### Recorded data
===============
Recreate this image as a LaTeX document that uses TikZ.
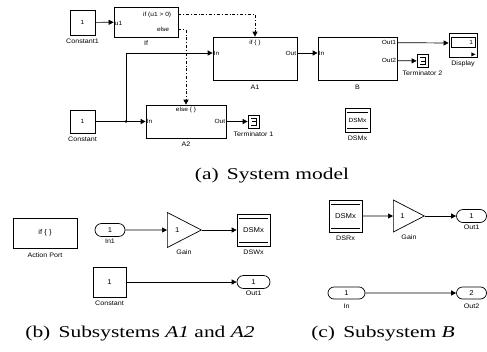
\documentclass[tikz,border=0pt]{standalone}
\usepackage{fontspec}
\setmainfont{Liberation Serif}[FakeStretch=1.3]
\setsansfont{Liberation Sans}[FakeStretch=1.1]
\usetikzlibrary{arrows.meta,calc,positioning,shapes.geometric,shapes.misc}
\tikzset{
  blk/.style={draw, fill=white, line width=0.7pt, inner sep=0pt, font=\sffamily\fontsize{6}{7}\selectfont},
  blklbl/.style={inner sep=0pt, font=\sffamily\fontsize{6.5}{7}\selectfont},
  ptxt/.style={inner sep=1pt, font=\sffamily\fontsize{6}{7}\selectfont},
  portblk/.style={draw, rounded rectangle, line width=0.7pt, minimum width=30pt, minimum height=13pt, inner sep=0pt, font=\sffamily\fontsize{7}{8}\selectfont},
  gainblk/.style={draw, isosceles triangle, isosceles triangle stretches, anchor=lower side, line width=0.7pt, inner sep=0pt, font=\sffamily\fontsize{7}{8}\selectfont},
  dsblk/.style={blk, font=\sffamily\fontsize{7}{8}\selectfont, path picture={
      \draw[line width=0.5pt] ([xshift=2pt,yshift=-4pt]path picture bounding box.north west) -- ([xshift=-2pt,yshift=-4pt]path picture bounding box.north east);
      \draw[line width=0.5pt] ([xshift=2pt,yshift=4pt]path picture bounding box.south west) -- ([xshift=-2pt,yshift=4pt]path picture bounding box.south east);}},
  termblk/.style={blk, minimum width=11pt, minimum height=13pt, path picture={
      \draw[line width=0.6pt] ([xshift=-2.5pt,yshift=3.5pt]path picture bounding box.center) -- ++(5pt,0) -- ++(0,-7pt) -- ++(-5pt,0)
        ([xshift=-1.5pt]path picture bounding box.center) -- ++(4pt,0);}},
  sig/.style={-{Triangle[length=5pt,width=5pt]}, line width=0.7pt},
  ctl/.style={sig, dash dot},
  subcap/.style={inner sep=0pt, font=\fontsize{16.5}{18}\selectfont}
}
\begin{document}
\begin{tikzpicture}[x=1pt, y=-1pt]
  \useasboundingbox (0,0) rectangle (487,351);

  % (a) system model
  \node[blk, minimum width=25pt, minimum height=25pt] (c1) at (82.5,22.5) {1};
  \node[blklbl, below=3pt of c1] (c1-l) {Constant1};
  \node[blk, minimum width=64pt, minimum height=30pt] (ifb) at (146,22) {};
  \node[ptxt, anchor=west] (ifb-u1) at ($(ifb.west)+(0,1)$) {u1};
  \node[ptxt, anchor=east] (ifb-if) at ($(ifb.north east)+(-6,8)$) {if (u1 > 0)};
  \node[ptxt, anchor=east] (ifb-el) at ($(ifb.north east)+(-8,23)$) {else};
  \node[blklbl, below=3pt of ifb] (ifb-l) {If};

  \node[blk, minimum width=84pt, minimum height=43pt] (a1) at (255,58.5) {};
  \node[ptxt, anchor=north] (a1-t) at ($(a1.north)+(0,2)$) {if \{ \}};
  \node[ptxt, anchor=west] (a1-in) at ($(a1.west)+(0,-5.5)$) {In};
  \node[ptxt, anchor=east] (a1-out) at ($(a1.east)+(0,-5.5)$) {Out};
  \node[blklbl, below=4pt of a1] (a1-l) {A1};

  \node[blk, minimum width=79pt, minimum height=43pt] (b) at (357.5,58.5) {};
  \node[ptxt, anchor=west] (b-in) at ($(b.west)+(0,-5.5)$) {In};
  \node[ptxt, anchor=east] (b-o1) at ($(b.north east)+(0,6)$) {Out1};
  \node[ptxt, anchor=east] (b-o2) at ($(b.north east)+(0,24)$) {Out2};
  \node[blklbl, below=4pt of b] (b-l) {B};

  \node[blk, minimum width=28pt, minimum height=24pt] (disp) at (463,45) {};
  \draw[line width=0.5pt] ($(disp.north west)+(3,5)$) rectangle ($(disp.north east)+(-2,15)$);
  \node[ptxt, anchor=east] (disp-v) at ($(disp.north east)+(-3,10)$) {1};
  \fill ($(disp.south east)+(-6,-5)$) -- ++(4,2) -- ++(-4,2) -- cycle;
  \node[blklbl, below=3pt of disp] (disp-l) {Display};

  \node[termblk] (t2) at (422.5,61) {};
  \node[blklbl, below=3pt of t2] (t2-l) {Terminator 2};

  \node[blk, minimum width=25pt, minimum height=23pt] (c0) at (82.5,121.5) {1};
  \node[blklbl, below=3pt of c0] (c0-l) {Constant};

  \node[blk, minimum width=80pt, minimum height=33pt] (a2) at (186,121.5) {};
  \node[ptxt, anchor=north] (a2-t) at ($(a2.north)+(0,1)$) {else \{ \}};
  \node[ptxt, anchor=west] (a2-in) at (a2.west) {In};
  \node[ptxt, anchor=east] (a2-out) at (a2.east) {Out};
  \node[blklbl, below=3pt of a2] (a2-l) {A2};

  \node[termblk] (t1) at (253.5,121.5) {};
  \node[blklbl, below=3pt of t1] (t1-l) {Terminator 1};

  \node[dsblk, minimum width=25pt, minimum height=24pt, font=\sffamily\fontsize{6}{7}\selectfont] (dsm) at (357.5,120) {DSMx};
  \node[blklbl, below=3pt of dsm] (dsm-l) {DSMx};

  \coordinate (jn) at (126,121.5);
  \draw[sig] (c1) -- (ifb);
  \draw[line width=0.7pt] (c0) -- (jn);
  \draw[sig] (jn) -- (a2);
  \draw[sig] (jn) |- ($(a1.west)+(0,-5.5)$);
  \fill (jn) circle (1.3);
  \draw[sig] ($(a1.east)+(0,-5.5)$) -- ($(b.west)+(0,-5.5)$);
  \draw[sig] ($(b.north east)+(0,6)$) -- ($(disp.west)+(0,-2)$);
  \draw[sig] ($(b.north east)+(0,24)$) -- (t2);
  \draw[sig] (a2) -- (t1);
  \draw[ctl] ($(ifb.north east)+(0,8)$) -| (a1.north);
  \draw[ctl] ($(ifb.north east)+(0,23)$) -| (a2.north);

  \node[subcap] (cap-a) at (272,176) {(a)\enspace System model};

  % (b) subsystems A1 and A2
  \node[blk, minimum width=64pt, minimum height=30pt, font=\sffamily\fontsize{7}{8}\selectfont] (act) at (45,233) {if \{ \}};
  \node[blklbl, below=4pt of act] (act-l) {Action Port};
  \node[portblk] (in1) at (110,230) {1};
  \node[blklbl, below=2pt of in1] (in1-l) {In1};
  \node[gainblk, minimum width=35pt, minimum height=34pt] (gb) at (167,230) {1\hspace{8pt}};
  \node[blklbl, anchor=north] (gb-l) at ($(gb.lower side)+(17,20)$) {Gain};
  \node[dsblk, minimum width=33pt, minimum height=32pt] (dsw) at (253.5,230) {DSMx};
  \node[blklbl, below=3pt of dsw] (dsw-l) {DSWx};
  \node[blk, minimum width=33pt, minimum height=30pt, font=\sffamily\fontsize{7}{8}\selectfont] (cb) at (109.5,282) {1};
  \node[blklbl, below=3pt of cb] (cb-l) {Constant};
  \node[portblk, minimum width=33pt] (ob) at (253.5,282) {1};
  \node[blklbl, below=2pt of ob] (ob-l) {Out1};
  \draw[sig] (in1) -- (gb);
  \draw[sig] (gb.apex) -- (dsw);
  \draw[sig] (cb) -- (ob);

  \node[subcap] (cap-b) at (140,334) {(b)\enspace Subsystems \textit{A1} and \textit{A2}};

  % (c) subsystem B
  \node[dsblk, minimum width=33pt, minimum height=32pt] (dsr) at (345.5,216) {DSMx};
  \node[blklbl, below=3pt of dsr] (dsr-l) {DSRx};
  \node[gainblk, minimum width=32pt, minimum height=31pt] (gc) at (393,216) {1\hspace{8pt}};
  \node[blklbl, anchor=north] (gc-l) at ($(gc.lower side)+(16,19)$) {Gain};
  \node[portblk] (oc1) at (471.5,216) {1};
  \node[blklbl, below=2pt of oc1] (oc1-l) {Out1};
  \node[portblk, minimum width=37pt, minimum height=12pt] (inc) at (346.5,293) {1};
  \node[blklbl, below=4pt of inc] (inc-l) {In};
  \node[portblk, minimum height=12pt] (oc2) at (471.5,293) {2};
  \node[blklbl, below=4pt of oc2] (oc2-l) {Out2};
  \draw[sig] (dsr) -- (gc);
  \draw[sig] (gc.apex) -- (oc1);
  \draw[sig] (inc) -- (oc2);

  \node[subcap] (cap-c) at (383,334) {(c)\enspace Subsystem \textit{B}};
\end{tikzpicture}
\end{document}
===============
### Aim
Write out nothing but the lines from the start of the data through the line with "(0,0) rectangle (487,351);". Leave out the pictures.

### Result
Recreate this image as a LaTeX document that uses TikZ.
\documentclass[tikz,border=0pt]{standalone}
\usepackage{fontspec}
\setmainfont{Liberation Serif}[FakeStretch=1.3]
\setsansfont{Liberation Sans}[FakeStretch=1.1]
\usetikzlibrary{arrows.meta,calc,positioning,shapes.geometric,shapes.misc}
\tikzset{
  blk/.style={draw, fill=white, line width=0.7pt, inner sep=0pt, font=\sffamily\fontsize{6}{7}\selectfont},
  blklbl/.style={inner sep=0pt, font=\sffamily\fontsize{6.5}{7}\selectfont},
  ptxt/.style={inner sep=1pt, font=\sffamily\fontsize{6}{7}\selectfont},
  portblk/.style={draw, rounded rectangle, line width=0.7pt, minimum width=30pt, minimum height=13pt, inner sep=0pt, font=\sffamily\fontsize{7}{8}\selectfont},
  gainblk/.style={draw, isosceles triangle, isosceles triangle stretches, anchor=lower side, line width=0.7pt, inner sep=0pt, font=\sffamily\fontsize{7}{8}\selectfont},
  dsblk/.style={blk, font=\sffamily\fontsize{7}{8}\selectfont, path picture={
      \draw[line width=0.5pt] ([xshift=2pt,yshift=-4pt]path picture bounding box.north west) -- ([xshift=-2pt,yshift=-4pt]path picture bounding box.north east);
      \draw[line width=0.5pt] ([xshift=2pt,yshift=4pt]path picture bounding box.south west) -- ([xshift=-2pt,yshift=4pt]path picture bounding box.south east);}},
  termblk/.style={blk, minimum width=11pt, minimum height=13pt, path picture={
      \draw[line width=0.6pt] ([xshift=-2.5pt,yshift=3.5pt]path picture bounding box.center) -- ++(5pt,0) -- ++(0,-7pt) -- ++(-5pt,0)
        ([xshift=-1.5pt]path picture bounding box.center) -- ++(4pt,0);}},
  sig/.style={-{Triangle[length=5pt,width=5pt]}, line width=0.7pt},
  ctl/.style={sig, dash dot},
  subcap/.style={inner sep=0pt, font=\fontsize{16.5}{18}\selectfont}
}
\begin{document}
\begin{tikzpicture}[x=1pt, y=-1pt]
  \useasboundingbox (0,0) rectangle (487,351);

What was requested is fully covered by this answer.